Brazil, South Americas' biggest economy, is close to signing agreements with Venezuela to finance the petrochemical sector and with Peru, Trade and Industry Minister Luiz Fernando Furlan told business executives in Germany, according to a statement provided by his office. This month, the government said it will create a $1 billion fund to finance bilateral trade with Argentina through BNDES, the development bank, and finance $600 million in roads and other projects in Bolivia.
The plan, which will use Brazilian taxpayers' money to spur their neighbors' economies, underscores the importance President Luiz Inacio Lula da Silva places on increasing Brazil's regional influence to better negotiate trade accords with the U.S. and Europe, analysts said. Even as Lula crafts tax and budget policies to win the confidence of international investors, the former trade union organizer hasn't abandoned his often-stated goal of making Latin America more independent.
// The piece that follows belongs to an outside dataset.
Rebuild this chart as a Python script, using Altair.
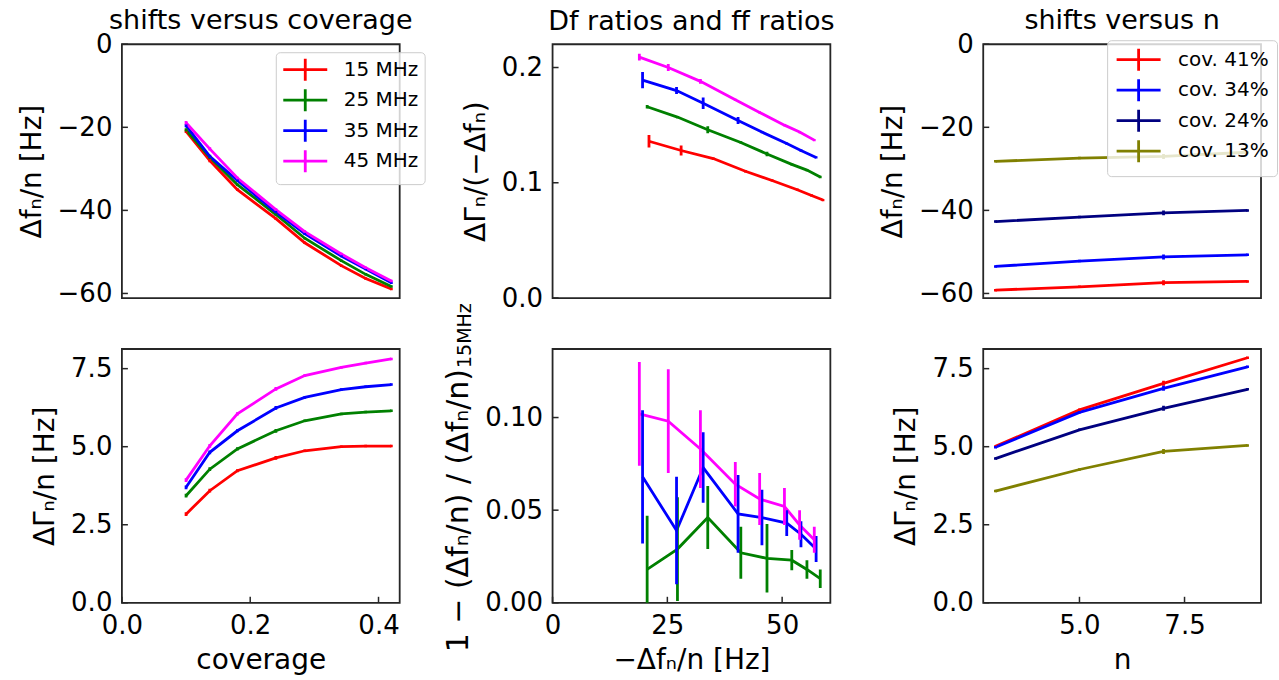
import altair as alt
import pandas as pd

FONT = "DejaVu Sans"
W, H = 278, 254

# ---------------- data ----------------
coverage = [0.10, 0.137, 0.18, 0.24, 0.285, 0.342, 0.38, 0.42]
freq_labels = ["15 MHz", "25 MHz", "35 MHz", "45 MHz"]
freq_colors = ["#ff0000", "#008000", "#0000ff", "#ff00ff"]

# Delta f_n / n [Hz] versus coverage
shift_15 = [-21.0, -28.0, -35.0, -42.0, -47.8, -53.3, -56.4, -58.9]
shift_25 = [-20.6, -27.2, -33.8, -41.0, -46.7, -52.1, -55.4, -58.3]
shift_35 = [-19.6, -27.0, -32.8, -40.4, -45.6, -51.0, -54.1, -57.4]
shift_45 = [-18.9, -25.2, -32.2, -39.8, -45.1, -50.5, -53.8, -57.0]
shift_err = [0.4, 0.4, 0.3, 0.3, 0.3, 0.3, 0.3, 0.3]

# Delta Gamma_n / n [Hz] versus coverage
width_15 = [2.84, 3.59, 4.23, 4.64, 4.87, 5.00, 5.02, 5.02]
width_25 = [3.43, 4.28, 4.93, 5.51, 5.83, 6.05, 6.11, 6.15]
width_35 = [3.70, 4.82, 5.51, 6.24, 6.58, 6.83, 6.92, 6.99]
width_45 = [3.93, 5.03, 6.05, 6.85, 7.28, 7.54, 7.68, 7.81]
width_err = [0.06, 0.06, 0.05, 0.06, 0.04, 0.04, 0.04, 0.04]

# Delta Gamma_n / (-Delta f_n)
ratio_15 = [0.136, 0.128, 0.121, 0.110, 0.102, 0.094, 0.089, 0.085]
ratio_25 = [0.166, 0.157, 0.146, 0.135, 0.125, 0.116, 0.111, 0.105]
ratio_35 = [0.189, 0.180, 0.169, 0.154, 0.144, 0.134, 0.128, 0.122]
ratio_45 = [0.209, 0.200, 0.188, 0.172, 0.161, 0.150, 0.144, 0.137]
ratio_err_15 = [0.0055, 0.0043, 0.001, 0.001, 0.001, 0.001, 0.001, 0.001]
ratio_err_25 = [0.0015, 0.001, 0.003, 0.001, 0.002, 0.001, 0.001, 0.001]
ratio_err_35 = [0.007, 0.003, 0.005, 0.003, 0.001, 0.001, 0.001, 0.001]
ratio_err_45 = [0.003, 0.003, 0.002, 0.001, 0.001, 0.001, 0.001, 0.001]

# 1 - (Delta f_n/n) / (Delta f_n/n)_15MHz
rel_25 = [0.018, 0.029, 0.046, 0.027, 0.024, 0.023, 0.018, 0.013]
rel_35 = [0.068, 0.039, 0.073, 0.048, 0.046, 0.043, 0.037, 0.029]
rel_45 = [0.102, 0.098, 0.083, 0.064, 0.056, 0.052, 0.042, 0.034]
rel_err_25 = [0.029, 0.028, 0.017, 0.014, 0.0185, 0.0055, 0.005, 0.005]
rel_err_35 = [0.036, 0.029, 0.019, 0.021, 0.015, 0.007, 0.007, 0.007]
rel_err_45 = [0.028, 0.028, 0.021, 0.012, 0.014, 0.010, 0.008, 0.007]

# versus overtone order n
n_values = [3, 5, 7, 9]
cov_labels = ["cov. 41%", "cov. 34%", "cov. 24%", "cov. 13%"]
cov_colors = ["#ff0000", "#0000ff", "#000080", "#808000"]
nshift_41 = [-59.2, -58.4, -57.4, -57.1]
nshift_34 = [-53.5, -52.2, -51.2, -50.7]
nshift_24 = [-42.7, -41.6, -40.6, -40.0]
nshift_13 = [-28.2, -27.4, -27.0, -26.0]
nshift_err = [0.3, 0.3, 0.6, 0.3]
nwidth_41 = [5.01, 6.18, 7.03, 7.85]
nwidth_34 = [4.98, 6.10, 6.87, 7.56]
nwidth_24 = [4.62, 5.54, 6.23, 6.84]
nwidth_13 = [3.58, 4.27, 4.85, 5.04]
nwidth_err = [0.04, 0.04, 0.08, 0.04]


def table(labels, xs, ys, es):
    rows = []
    for lab, x, y, e in zip(labels, xs, ys, es):
        for xi, yi, ei in zip(x, y, e):
            rows.append({"s": lab, "x": xi, "y": yi, "lo": yi - ei, "hi": yi + ei})
    return pd.DataFrame(rows)


shifts_f = [shift_15, shift_25, shift_35, shift_45]
neg_shifts = [[-v for v in s] for s in shifts_f]

d_tl = table(freq_labels, [coverage] * 4, shifts_f, [shift_err] * 4)
d_bl = table(freq_labels, [coverage] * 4, [width_15, width_25, width_35, width_45], [width_err] * 4)
d_tm = table(freq_labels, neg_shifts, [ratio_15, ratio_25, ratio_35, ratio_45],
             [ratio_err_15, ratio_err_25, ratio_err_35, ratio_err_45])
d_bm = table(freq_labels[1:], neg_shifts[1:], [rel_25, rel_35, rel_45],
             [rel_err_25, rel_err_35, rel_err_45])
d_tr = table(cov_labels, [n_values] * 4, [nshift_41, nshift_34, nshift_24, nshift_13], [nshift_err] * 4)
d_br = table(cov_labels, [n_values] * 4, [nwidth_41, nwidth_34, nwidth_24, nwidth_13], [nwidth_err] * 4)

AX = dict(labelFontSize=26, titleFontSize=28, labelFont=FONT, titleFont=FONT,
          labelColor="black", titleColor="black", titleFontWeight="normal",
          domain=False, ticks=False, grid=False, labelPadding=10,
          labelFlush=False, labelOverlap=False)
TICK = "#262626"


def make_legend(x, y, pad, loff):
    return alt.Legend(orient="none", legendX=x, legendY=y, title=None,
                      symbolType="M-1,0H3.4M1.2,-1.1V1.1", symbolSize=400,
                      symbolStrokeWidth=2.8, labelFontSize=20, labelFont=FONT,
                      labelColor="black", padding=pad, labelOffset=loff, rowPadding=-4.5,
                      fillColor="rgba(255,255,255,0.8)", strokeColor="#cccccc",
                      cornerRadius=4)


def panel(data, labels, colors, xdom, ydom, yvals, yfmt, ytitle,
          xvals=None, xfmt=None, xtitle=None, legend=None, title=None, toff=14, extra=None):
    color = alt.Color("s:N", scale=alt.Scale(domain=labels, range=colors), legend=legend)
    if xvals is not None:
        xaxis = alt.Axis(values=xvals, format=xfmt, title=xtitle, titlePadding=8, **AX)
    else:
        xaxis = None
    yaxis = alt.Axis(values=yvals, format=yfmt, title=ytitle, titlePadding=11, **AX)
    xs = alt.Scale(domain=xdom, nice=False, zero=False)
    ys = alt.Scale(domain=ydom, nice=False, zero=False)
    base = alt.Chart(data)
    lines = base.mark_line(strokeWidth=2.8, clip=True).encode(
        x=alt.X("x:Q", scale=xs, axis=xaxis),
        y=alt.Y("y:Q", scale=ys, axis=yaxis),
        color=color)
    bars = base.mark_rule(strokeWidth=2.8, clip=True).encode(
        x=alt.X("x:Q", scale=xs, axis=xaxis),
        y=alt.Y("lo:Q", scale=ys, axis=yaxis),
        y2="hi:Q",
        color=color)
    layers = [lines, bars]
    yt = alt.Chart(pd.DataFrame({"v": yvals})).mark_rule(color=TICK, strokeWidth=1.5).encode(
        y=alt.Y("v:Q", scale=ys, axis=yaxis), x=alt.value(0), x2=alt.value(6))
    layers.append(yt)
    if xvals is not None:
        xt = alt.Chart(pd.DataFrame({"v": xvals})).mark_rule(color=TICK, strokeWidth=1.5).encode(
            x=alt.X("v:Q", scale=xs, axis=xaxis), y=alt.value(H), y2=alt.value(H - 6))
        layers.append(xt)
    if extra:
        layers.extend(extra)
    ch = alt.layer(*layers).properties(width=W, height=H)
    if title:
        ch = ch.properties(title=alt.TitleParams(title, fontSize=27, font=FONT, fontWeight="normal",
                                                 color="black", frame="group", offset=toff,
                                                 baseline="alphabetic", anchor="middle"))
    return ch


COV_DOM = [0.0, 0.433]
SHIFT_DOM = [-61.1, 0.0]
WIDTH_DOM = [0.0, 8.13]
NEG_DOM = [0.0, 60.5]
N_DOM = [2.71, 9.32]

tl = panel(d_tl, freq_labels, freq_colors, COV_DOM, SHIFT_DOM, [0, -20, -40, -60], "d",
           "Δfₙ/n [Hz]", legend=make_legend(154, 8, 6, 39), title="shifts versus coverage",
           toff=-25)
tm = panel(d_tm, freq_labels, freq_colors, NEG_DOM, [0.0, 0.2202], [0.0, 0.1, 0.2], ".1f",
           "ΔΓₙ/(−Δfₙ)", title="Df ratios and ff ratios", toff=-13)
tr = panel(d_tr, cov_labels, cov_colors, N_DOM, SHIFT_DOM, [0, -20, -40, -60], "d",
           "Δfₙ/n [Hz]", legend=make_legend(124, -4, 8, 40), title="shifts versus n",
           toff=-25)

bl = panel(d_bl, freq_labels, freq_colors, COV_DOM, WIDTH_DOM, [0.0, 2.5, 5.0, 7.5], ".1f",
           "ΔΓₙ/n [Hz]", xvals=[0.0, 0.2, 0.4], xfmt=".1f", xtitle="coverage")

title_main = alt.Chart(pd.DataFrame({"t": ["1 − (Δfₙ/n) / (Δfₙ/n)"]})).mark_text(
    angle=270, align="right", baseline="middle", fontSize=30, font=FONT, color="black"
).encode(text="t:N", x=alt.value(-94), y=alt.value(20))
title_sub = alt.Chart(pd.DataFrame({"t": ["15MHz"]})).mark_text(
    angle=270, align="left", baseline="middle", fontSize=19, font=FONT, color="black"
).encode(text="t:N", x=alt.value(-88), y=alt.value(19))

bm = panel(d_bm, freq_labels, freq_colors, NEG_DOM, [0.0, 0.137], [0.0, 0.05, 0.10], ".2f",
           None, xvals=[0, 25, 50], xfmt="d", xtitle="−Δfₙ/n [Hz]",
           extra=[title_main, title_sub])
br = panel(d_br, cov_labels, cov_colors, N_DOM, WIDTH_DOM, [0.0, 2.5, 5.0, 7.5], ".1f",
           "ΔΓₙ/n [Hz]", xvals=[5.0, 7.5], xfmt=".1f", xtitle="n")

chart = alt.concat(tl, tm, tr, bl, bm, br, columns=3,
                   spacing={"row": 51, "column": 153}, bounds="flush").resolve_scale(
    x="independent", y="independent", color="independent"
).resolve_legend(color="independent").properties(
    padding={"left": 17, "top": 6, "right": 0, "bottom": 0},
    background="white"
).configure(font=FONT).configure_view(stroke="#262626", strokeWidth=1.8)

chart.save("out.html", embed_options={"renderer": "svg", "actions": False})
If Brazil really wants to exercise a role of leadership in the region, it will have to pay a price,'' said Luciano Dias, a political scientist at Brasilia-based Goes & Consultores. Their line of thought is `if I make my neighbor grow, get richer, he will buy more in my country, he will be a better market for my goods and if he is poor I have to help him grow.' This is the same logic for the Marshall plan.''
Brazil, whose $500 billion economy is bigger than all other countries in South America combined, has had similar projects in the past, with plans to fund road and bridge construction with Argentina. Some proposals by former President Fernando Henrique Cardoso never got off the ground, Dias said.